Our skills are on display everywhere we go. They are something to be admired for their own self-sufficient glory (and ours) as we use them.

But then something often gets in the way. We integrate, with the deployment of our skills, our moralistic selves based out of our values and beliefs. These underpin, and go toward, the forming of attitudes which we carry with us into the performance of our skills. And so, even though these can either enhance or detract the performance (or value) of our skills, our values-driven perceptions more often detract. We assert our highly-questionable opinions which are all too often not grounded in broad reality. All too often, due to our threatened hearts, we go down the path of attitudes that detract from the performance of our skills, taking the shine from them, and this is a great pity.[1] We’re our own worst enemies.

On the positive side of the ledger, there’s another very positive thing we can do to enhance, objectively, the performance of our skills. I recall a senior mentor telling me of a CEO they worked closely with who had a name for her preparation. It set her apart and almost always placed her skills at advantage so they could be both seen and appreciated, toward the goal of achieving group objectives.

But, without detracting from the importance of planning, let me talk about the heart, as knowledge here helps us understand why we must routinely restrain and check our attitudes.

Proverbs says we must “keep vigilant watch over [our] heart… [for] that’s where life starts.” (Proverbs 4:23 Msg) We are so often used to restraining others, and particularly our children, but we don’t restrain ourselves--our value judgments--anywhere near enough.

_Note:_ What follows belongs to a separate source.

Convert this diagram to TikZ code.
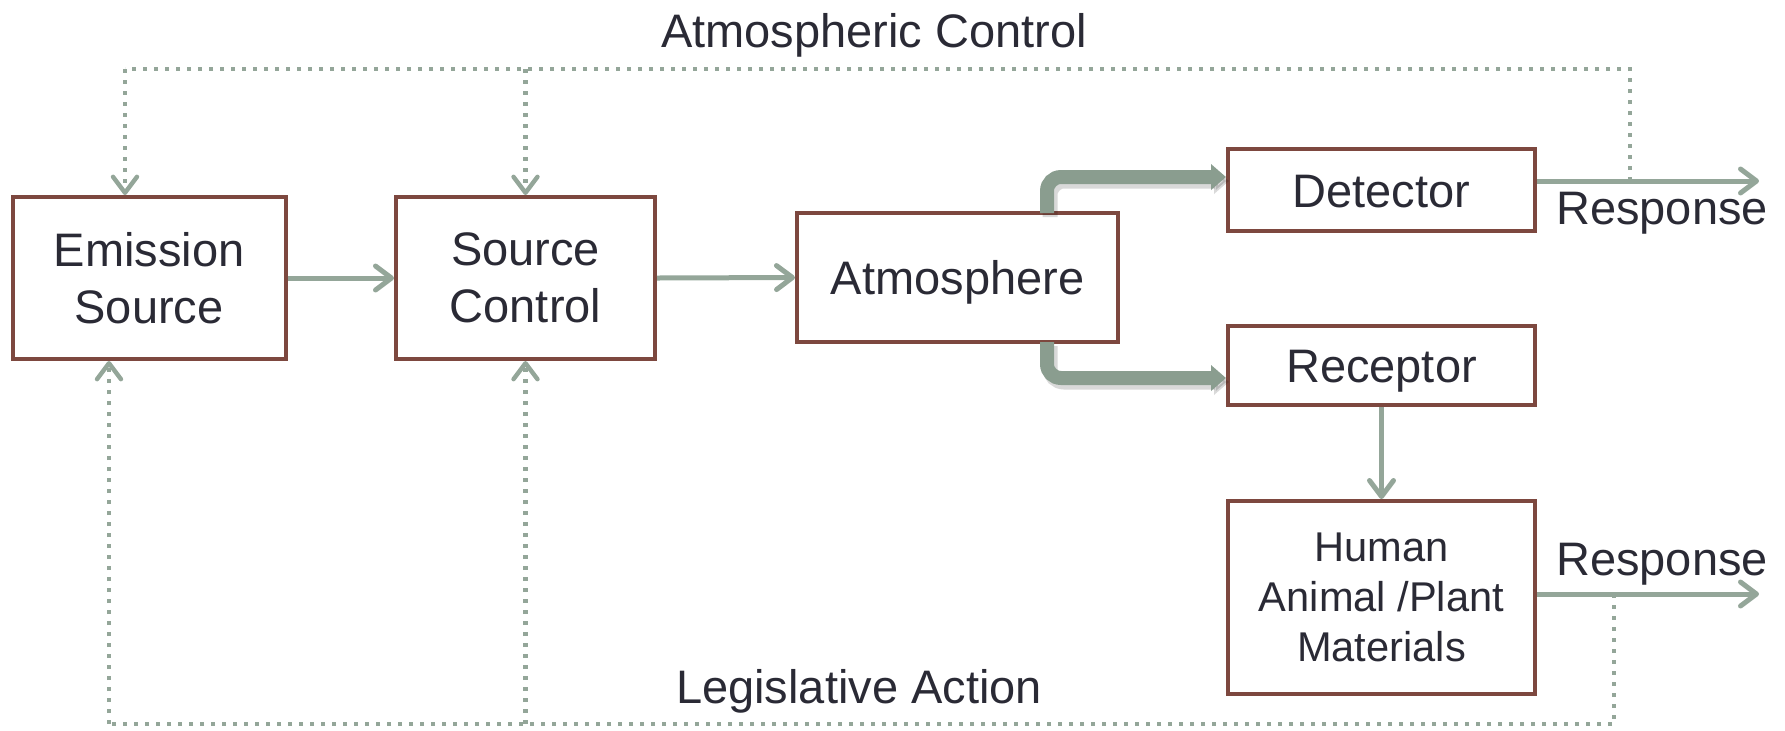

Yet, every time we let fly we hold ourselves back, and to the detriment of our characters (within) and our reputations (without). And we cruel ourselves in the moment, if we’re self-aware. We promise to never do it again… until it happens the next time (often the same day!).

Don’t let value judgments get in the way of your fantastic skills which should be admired for what they are. Use self-control to gird your judgments. You will gleam as people notice the virtue in the pure skill you possess.

Copyright © 2009, S. J. Wickham. All Rights Reserved.

[1] We should also bear in mind the impact of attribution: the average person attributes other peoples’ motives negatively for the most part (80 percent of the time, research tells us). As it’s our human nature to not trust, we see here how our values can run against our pure appreciation of others’ skilled actions, particularly and most tragically when they’re carried out with unbending positive intent.


hugh said...

I enjoyed your post. I have to think about the concept that our value driven perceptions detract from our performance. I have always thought that authentic values would improve our performance if our activities were authentic. If they were not authentic, then the case could be made that poor performance would be in our best interest.

S.J. Wickham said...

Hi Hugh

I think you're mostly correct. Perhaps we have a bias toward the negative, however. This is what I've noticed within myself and others.

From my experience, unless we're super-trained in holiness, our moralistic values most often hold us back, whether that be in the secular or Christian worlds.

I think you make a valid point about the activities we engage in being antecedants toward the propulsion of our authentic values.

Perhaps it's a case of what I say and what you say both needing to be held in tension.